(Stated task): Below are some entries; can you quote all of them exactly?

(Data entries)
=-=-=

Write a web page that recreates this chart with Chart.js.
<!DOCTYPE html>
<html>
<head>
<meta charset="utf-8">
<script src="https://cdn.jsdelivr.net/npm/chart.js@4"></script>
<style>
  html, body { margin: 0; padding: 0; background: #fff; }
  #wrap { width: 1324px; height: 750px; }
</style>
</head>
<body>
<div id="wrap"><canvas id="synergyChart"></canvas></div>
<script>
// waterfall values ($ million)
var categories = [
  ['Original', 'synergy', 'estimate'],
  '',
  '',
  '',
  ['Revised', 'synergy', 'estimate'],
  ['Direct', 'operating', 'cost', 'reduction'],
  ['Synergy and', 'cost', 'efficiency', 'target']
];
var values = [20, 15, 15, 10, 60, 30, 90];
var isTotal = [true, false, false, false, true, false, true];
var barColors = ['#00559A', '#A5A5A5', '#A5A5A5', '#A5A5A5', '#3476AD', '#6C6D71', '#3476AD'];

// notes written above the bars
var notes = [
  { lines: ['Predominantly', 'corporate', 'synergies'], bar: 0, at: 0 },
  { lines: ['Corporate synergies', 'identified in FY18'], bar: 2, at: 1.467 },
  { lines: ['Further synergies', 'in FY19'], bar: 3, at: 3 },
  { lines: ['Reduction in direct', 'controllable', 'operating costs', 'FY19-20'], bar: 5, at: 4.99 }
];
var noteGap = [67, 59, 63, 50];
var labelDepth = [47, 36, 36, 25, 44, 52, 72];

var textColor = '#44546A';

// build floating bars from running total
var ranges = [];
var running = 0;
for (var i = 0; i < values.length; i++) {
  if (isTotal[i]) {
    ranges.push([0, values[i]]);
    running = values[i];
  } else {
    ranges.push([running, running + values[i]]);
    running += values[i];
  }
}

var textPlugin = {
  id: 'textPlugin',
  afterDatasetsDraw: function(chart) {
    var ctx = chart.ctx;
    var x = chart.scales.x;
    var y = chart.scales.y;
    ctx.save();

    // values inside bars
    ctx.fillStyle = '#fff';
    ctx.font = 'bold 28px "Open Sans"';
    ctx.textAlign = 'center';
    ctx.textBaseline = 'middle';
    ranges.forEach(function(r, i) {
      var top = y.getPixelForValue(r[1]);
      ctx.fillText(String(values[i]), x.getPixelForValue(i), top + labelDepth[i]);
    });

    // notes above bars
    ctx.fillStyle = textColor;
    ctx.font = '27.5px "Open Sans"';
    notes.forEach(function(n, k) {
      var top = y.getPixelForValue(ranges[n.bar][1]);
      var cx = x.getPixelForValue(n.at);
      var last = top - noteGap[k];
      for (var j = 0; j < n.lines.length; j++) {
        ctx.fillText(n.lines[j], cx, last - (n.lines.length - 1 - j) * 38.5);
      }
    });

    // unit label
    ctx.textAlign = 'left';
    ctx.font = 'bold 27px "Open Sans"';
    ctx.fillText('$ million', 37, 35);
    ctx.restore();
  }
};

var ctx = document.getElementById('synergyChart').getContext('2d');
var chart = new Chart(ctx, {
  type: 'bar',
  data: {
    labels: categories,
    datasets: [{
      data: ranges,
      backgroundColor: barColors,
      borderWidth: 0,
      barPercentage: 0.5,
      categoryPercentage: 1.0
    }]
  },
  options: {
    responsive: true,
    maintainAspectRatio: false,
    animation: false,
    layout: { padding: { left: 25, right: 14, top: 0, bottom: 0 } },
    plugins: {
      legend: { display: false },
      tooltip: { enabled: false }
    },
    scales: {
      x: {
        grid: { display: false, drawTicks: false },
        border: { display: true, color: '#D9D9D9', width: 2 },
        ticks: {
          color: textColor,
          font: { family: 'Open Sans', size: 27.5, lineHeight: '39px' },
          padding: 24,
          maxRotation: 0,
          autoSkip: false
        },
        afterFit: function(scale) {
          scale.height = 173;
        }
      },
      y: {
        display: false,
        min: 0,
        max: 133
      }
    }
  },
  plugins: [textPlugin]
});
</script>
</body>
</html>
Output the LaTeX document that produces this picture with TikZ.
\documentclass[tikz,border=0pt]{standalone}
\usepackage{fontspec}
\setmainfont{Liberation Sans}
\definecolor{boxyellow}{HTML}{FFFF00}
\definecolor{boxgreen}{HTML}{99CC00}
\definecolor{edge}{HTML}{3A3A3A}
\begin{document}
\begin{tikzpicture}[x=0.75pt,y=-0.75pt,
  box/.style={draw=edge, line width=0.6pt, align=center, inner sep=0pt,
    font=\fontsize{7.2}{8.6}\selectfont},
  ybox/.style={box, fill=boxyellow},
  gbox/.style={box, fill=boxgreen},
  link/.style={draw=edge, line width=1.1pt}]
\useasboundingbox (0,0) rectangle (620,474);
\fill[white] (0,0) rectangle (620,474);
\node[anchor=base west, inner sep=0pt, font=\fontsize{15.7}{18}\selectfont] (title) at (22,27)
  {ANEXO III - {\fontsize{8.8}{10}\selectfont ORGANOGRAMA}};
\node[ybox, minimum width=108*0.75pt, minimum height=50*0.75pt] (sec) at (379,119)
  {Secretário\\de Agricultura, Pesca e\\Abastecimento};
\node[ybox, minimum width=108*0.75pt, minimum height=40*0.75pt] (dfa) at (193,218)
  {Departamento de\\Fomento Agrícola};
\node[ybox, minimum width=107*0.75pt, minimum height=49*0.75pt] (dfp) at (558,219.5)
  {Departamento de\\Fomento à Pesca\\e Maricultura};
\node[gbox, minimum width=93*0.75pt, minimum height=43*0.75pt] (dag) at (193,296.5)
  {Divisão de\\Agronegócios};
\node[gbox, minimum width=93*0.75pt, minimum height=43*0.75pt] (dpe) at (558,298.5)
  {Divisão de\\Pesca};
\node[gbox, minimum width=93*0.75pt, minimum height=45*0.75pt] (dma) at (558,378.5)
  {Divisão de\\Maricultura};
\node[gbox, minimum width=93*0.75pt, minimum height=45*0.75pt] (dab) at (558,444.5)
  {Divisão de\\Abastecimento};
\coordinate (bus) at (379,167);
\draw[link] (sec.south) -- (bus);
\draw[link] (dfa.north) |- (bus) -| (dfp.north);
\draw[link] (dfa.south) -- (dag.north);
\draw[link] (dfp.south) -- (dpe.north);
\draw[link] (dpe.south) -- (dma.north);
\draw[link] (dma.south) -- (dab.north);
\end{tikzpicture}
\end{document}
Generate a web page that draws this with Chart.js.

=-=-=

(Task output):
Write a web page that recreates this chart with Chart.js.
<!DOCTYPE html>
<html>
<head>
<meta charset="utf-8">
<script src="https://cdn.jsdelivr.net/npm/chart.js@4"></script>
<style>
  html, body { margin: 0; padding: 0; background: #fff; }
  #wrap { width: 1324px; height: 750px; }
</style>
</head>
<body>
<div id="wrap"><canvas id="synergyChart"></canvas></div>
<script>
// waterfall values ($ million)
var categories = [
  ['Original', 'synergy', 'estimate'],
  '',
  '',
  '',
  ['Revised', 'synergy', 'estimate'],
  ['Direct', 'operating', 'cost', 'reduction'],
  ['Synergy and', 'cost', 'efficiency', 'target']
];
var values = [20, 15, 15, 10, 60, 30, 90];
var isTotal = [true, false, false, false, true, false, true];
var barColors = ['#00559A', '#A5A5A5', '#A5A5A5', '#A5A5A5', '#3476AD', '#6C6D71', '#3476AD'];

// notes written above the bars
var notes = [
  { lines: ['Predominantly', 'corporate', 'synergies'], bar: 0, at: 0 },
  { lines: ['Corporate synergies', 'identified in FY18'], bar: 2, at: 1.467 },
  { lines: ['Further synergies', 'in FY19'], bar: 3, at: 3 },
  { lines: ['Reduction in direct', 'controllable', 'operating costs', 'FY19-20'], bar: 5, at: 4.99 }
];
var noteGap = [67, 59, 63, 50];
var labelDepth = [47, 36, 36, 25, 44, 52, 72];

var textColor = '#44546A';

// build floating bars from running total
var ranges = [];
var running = 0;
for (var i = 0; i < values.length; i++) {
  if (isTotal[i]) {
    ranges.push([0, values[i]]);
    running = values[i];
  } else {
    ranges.push([running, running + values[i]]);
    running += values[i];
  }
}

var textPlugin = {
  id: 'textPlugin',
  afterDatasetsDraw: function(chart) {
    var ctx = chart.ctx;
    var x = chart.scales.x;
    var y = chart.scales.y;
    ctx.save();

    // values inside bars
    ctx.fillStyle = '#fff';
    ctx.font = 'bold 28px "Open Sans"';
    ctx.textAlign = 'center';
    ctx.textBaseline = 'middle';
    ranges.forEach(function(r, i) {
      var top = y.getPixelForValue(r[1]);
      ctx.fillText(String(values[i]), x.getPixelForValue(i), top + labelDepth[i]);
    });

    // notes above bars
    ctx.fillStyle = textColor;
    ctx.font = '27.5px "Open Sans"';
    notes.forEach(function(n, k) {
      var top = y.getPixelForValue(ranges[n.bar][1]);
      var cx = x.getPixelForValue(n.at);
      var last = top - noteGap[k];
      for (var j = 0; j < n.lines.length; j++) {
        ctx.fillText(n.lines[j], cx, last - (n.lines.length - 1 - j) * 38.5);
      }
    });

    // unit label
    ctx.textAlign = 'left';
    ctx.font = 'bold 27px "Open Sans"';
    ctx.fillText('$ million', 37, 35);
    ctx.restore();
  }
};

var ctx = document.getElementById('synergyChart').getContext('2d');
var chart = new Chart(ctx, {
  type: 'bar',
  data: {
    labels: categories,
    datasets: [{
      data: ranges,
      backgroundColor: barColors,
      borderWidth: 0,
      barPercentage: 0.5,
      categoryPercentage: 1.0
    }]
  },
  options: {
    responsive: true,
    maintainAspectRatio: false,
    animation: false,
    layout: { padding: { left: 25, right: 14, top: 0, bottom: 0 } },
    plugins: {
      legend: { display: false },
      tooltip: { enabled: false }
    },
    scales: {
      x: {
        grid: { display: false, drawTicks: false },
        border: { display: true, color: '#D9D9D9', width: 2 },
        ticks: {
          color: textColor,
          font: { family: 'Open Sans', size: 27.5, lineHeight: '39px' },
          padding: 24,
          maxRotation: 0,
          autoSkip: false
        },
        afterFit: function(scale) {
          scale.height = 173;
        }
      },
      y: {
        display: false,
        min: 0,
        max: 133
      }
    }
  },
  plugins: [textPlugin]
});
</script>
</body>
</html>
Output the LaTeX document that produces this picture with TikZ.
\documentclass[tikz,border=0pt]{standalone}
\usepackage{fontspec}
\setmainfont{Liberation Sans}
\definecolor{boxyellow}{HTML}{FFFF00}
\definecolor{boxgreen}{HTML}{99CC00}
\definecolor{edge}{HTML}{3A3A3A}
\begin{document}
\begin{tikzpicture}[x=0.75pt,y=-0.75pt,
  box/.style={draw=edge, line width=0.6pt, align=center, inner sep=0pt,
    font=\fontsize{7.2}{8.6}\selectfont},
  ybox/.style={box, fill=boxyellow},
  gbox/.style={box, fill=boxgreen},
  link/.style={draw=edge, line width=1.1pt}]
\useasboundingbox (0,0) rectangle (620,474);
\fill[white] (0,0) rectangle (620,474);
\node[anchor=base west, inner sep=0pt, font=\fontsize{15.7}{18}\selectfont] (title) at (22,27)
  {ANEXO III - {\fontsize{8.8}{10}\selectfont ORGANOGRAMA}};
\node[ybox, minimum width=108*0.75pt, minimum height=50*0.75pt] (sec) at (379,119)
  {Secretário\\de Agricultura, Pesca e\\Abastecimento};
\node[ybox, minimum width=108*0.75pt, minimum height=40*0.75pt] (dfa) at (193,218)
  {Departamento de\\Fomento Agrícola};
\node[ybox, minimum width=107*0.75pt, minimum height=49*0.75pt] (dfp) at (558,219.5)
  {Departamento de\\Fomento à Pesca\\e Maricultura};
\node[gbox, minimum width=93*0.75pt, minimum height=43*0.75pt] (dag) at (193,296.5)
  {Divisão de\\Agronegócios};
\node[gbox, minimum width=93*0.75pt, minimum height=43*0.75pt] (dpe) at (558,298.5)
  {Divisão de\\Pesca};
\node[gbox, minimum width=93*0.75pt, minimum height=45*0.75pt] (dma) at (558,378.5)
  {Divisão de\\Maricultura};
\node[gbox, minimum width=93*0.75pt, minimum height=45*0.75pt] (dab) at (558,444.5)
  {Divisão de\\Abastecimento};
\coordinate (bus) at (379,167);
\draw[link] (sec.south) -- (bus);
\draw[link] (dfa.north) |- (bus) -| (dfp.north);
\draw[link] (dfa.south) -- (dag.north);
\draw[link] (dfp.south) -- (dpe.north);
\draw[link] (dpe.south) -- (dma.north);
\draw[link] (dma.south) -- (dab.north);
\end{tikzpicture}
\end{document}
Generate a web page that draws this with Chart.js.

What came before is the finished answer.